**SOURCE MATERIAL**.
------------------------------------------------------------------------

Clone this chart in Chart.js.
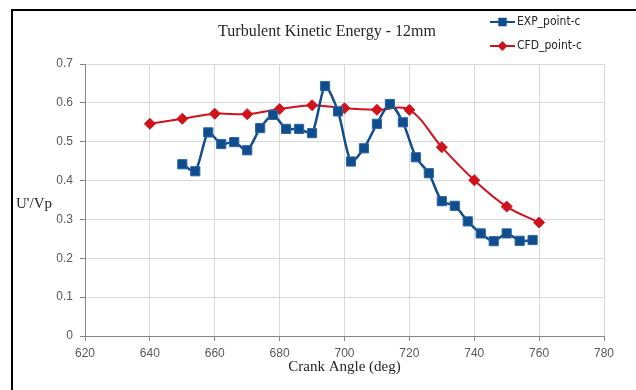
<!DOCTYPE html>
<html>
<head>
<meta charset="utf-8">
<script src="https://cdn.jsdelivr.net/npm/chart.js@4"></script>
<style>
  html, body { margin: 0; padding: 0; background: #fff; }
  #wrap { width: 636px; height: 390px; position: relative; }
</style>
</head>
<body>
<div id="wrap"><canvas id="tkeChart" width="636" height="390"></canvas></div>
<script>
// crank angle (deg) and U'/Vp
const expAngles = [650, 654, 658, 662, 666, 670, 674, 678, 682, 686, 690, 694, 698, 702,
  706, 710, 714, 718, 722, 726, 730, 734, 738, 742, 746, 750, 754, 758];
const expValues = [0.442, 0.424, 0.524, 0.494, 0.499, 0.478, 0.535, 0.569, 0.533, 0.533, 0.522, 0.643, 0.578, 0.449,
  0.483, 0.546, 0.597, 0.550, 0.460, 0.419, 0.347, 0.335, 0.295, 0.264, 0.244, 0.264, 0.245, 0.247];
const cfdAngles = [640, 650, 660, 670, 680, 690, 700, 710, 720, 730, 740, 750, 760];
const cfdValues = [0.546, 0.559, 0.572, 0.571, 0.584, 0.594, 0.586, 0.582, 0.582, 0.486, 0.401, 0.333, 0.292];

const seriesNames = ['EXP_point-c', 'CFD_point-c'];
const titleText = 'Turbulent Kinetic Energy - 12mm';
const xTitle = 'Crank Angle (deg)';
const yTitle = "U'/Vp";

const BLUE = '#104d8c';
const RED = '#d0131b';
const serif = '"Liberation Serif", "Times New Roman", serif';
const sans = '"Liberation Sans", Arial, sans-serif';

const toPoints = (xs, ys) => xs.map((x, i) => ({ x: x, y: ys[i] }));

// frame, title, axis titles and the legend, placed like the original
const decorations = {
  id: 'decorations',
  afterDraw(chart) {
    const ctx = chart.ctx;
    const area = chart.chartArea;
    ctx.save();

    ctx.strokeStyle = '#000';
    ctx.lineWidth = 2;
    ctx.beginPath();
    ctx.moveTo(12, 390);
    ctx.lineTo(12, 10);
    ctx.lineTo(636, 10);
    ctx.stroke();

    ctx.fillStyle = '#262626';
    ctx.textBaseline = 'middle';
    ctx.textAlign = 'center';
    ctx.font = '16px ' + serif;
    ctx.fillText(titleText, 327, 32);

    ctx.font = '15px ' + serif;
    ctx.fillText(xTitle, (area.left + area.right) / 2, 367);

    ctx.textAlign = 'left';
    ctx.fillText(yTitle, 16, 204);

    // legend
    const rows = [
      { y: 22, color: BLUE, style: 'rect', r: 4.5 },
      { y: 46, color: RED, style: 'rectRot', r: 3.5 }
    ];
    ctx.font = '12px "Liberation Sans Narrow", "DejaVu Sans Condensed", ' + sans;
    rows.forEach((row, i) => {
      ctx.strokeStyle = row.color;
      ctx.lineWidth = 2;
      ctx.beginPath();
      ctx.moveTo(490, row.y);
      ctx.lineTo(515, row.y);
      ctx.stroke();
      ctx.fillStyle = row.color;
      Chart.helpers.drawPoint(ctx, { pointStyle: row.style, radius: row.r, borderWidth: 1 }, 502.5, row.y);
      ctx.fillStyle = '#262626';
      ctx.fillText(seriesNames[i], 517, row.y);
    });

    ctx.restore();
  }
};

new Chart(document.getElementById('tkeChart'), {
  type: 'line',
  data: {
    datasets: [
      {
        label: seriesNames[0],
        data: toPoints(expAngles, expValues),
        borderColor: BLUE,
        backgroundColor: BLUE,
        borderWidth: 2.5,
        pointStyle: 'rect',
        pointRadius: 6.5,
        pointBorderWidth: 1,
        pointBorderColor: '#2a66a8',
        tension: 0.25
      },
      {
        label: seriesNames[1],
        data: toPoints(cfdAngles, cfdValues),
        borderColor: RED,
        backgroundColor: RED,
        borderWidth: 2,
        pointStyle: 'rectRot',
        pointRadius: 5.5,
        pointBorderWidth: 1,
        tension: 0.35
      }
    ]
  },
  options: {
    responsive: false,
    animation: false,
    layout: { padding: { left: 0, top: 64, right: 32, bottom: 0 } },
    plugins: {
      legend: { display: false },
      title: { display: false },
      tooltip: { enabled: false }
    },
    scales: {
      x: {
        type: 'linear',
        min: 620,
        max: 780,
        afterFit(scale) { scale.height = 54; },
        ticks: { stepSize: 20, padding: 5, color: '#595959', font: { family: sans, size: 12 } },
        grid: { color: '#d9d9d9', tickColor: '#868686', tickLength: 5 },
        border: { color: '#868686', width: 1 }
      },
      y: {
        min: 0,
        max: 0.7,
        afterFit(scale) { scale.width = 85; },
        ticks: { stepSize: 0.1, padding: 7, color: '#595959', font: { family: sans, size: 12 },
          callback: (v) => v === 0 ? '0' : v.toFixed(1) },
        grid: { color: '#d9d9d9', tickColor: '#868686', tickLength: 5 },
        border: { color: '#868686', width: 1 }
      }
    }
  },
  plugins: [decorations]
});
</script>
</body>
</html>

------------------------------------------------------------------------

Write out, word for word, the lines from the start of the data through the one holding "const toPoints = (xs, ys)". Omit pictures.

Clone this chart in Chart.js.
<!DOCTYPE html>
<html>
<head>
<meta charset="utf-8">
<script src="https://cdn.jsdelivr.net/npm/chart.js@4"></script>
<style>
  html, body { margin: 0; padding: 0; background: #fff; }
  #wrap { width: 636px; height: 390px; position: relative; }
</style>
</head>
<body>
<div id="wrap"><canvas id="tkeChart" width="636" height="390"></canvas></div>
<script>
// crank angle (deg) and U'/Vp
const expAngles = [650, 654, 658, 662, 666, 670, 674, 678, 682, 686, 690, 694, 698, 702,
  706, 710, 714, 718, 722, 726, 730, 734, 738, 742, 746, 750, 754, 758];
const expValues = [0.442, 0.424, 0.524, 0.494, 0.499, 0.478, 0.535, 0.569, 0.533, 0.533, 0.522, 0.643, 0.578, 0.449,
  0.483, 0.546, 0.597, 0.550, 0.460, 0.419, 0.347, 0.335, 0.295, 0.264, 0.244, 0.264, 0.245, 0.247];
const cfdAngles = [640, 650, 660, 670, 680, 690, 700, 710, 720, 730, 740, 750, 760];
const cfdValues = [0.546, 0.559, 0.572, 0.571, 0.584, 0.594, 0.586, 0.582, 0.582, 0.486, 0.401, 0.333, 0.292];

const seriesNames = ['EXP_point-c', 'CFD_point-c'];
const titleText = 'Turbulent Kinetic Energy - 12mm';
const xTitle = 'Crank Angle (deg)';
const yTitle = "U'/Vp";

const BLUE = '#104d8c';
const RED = '#d0131b';
const serif = '"Liberation Serif", "Times New Roman", serif';
const sans = '"Liberation Sans", Arial, sans-serif';

const toPoints = (xs, ys) => xs.map((x, i) => ({ x: x, y: ys[i] }));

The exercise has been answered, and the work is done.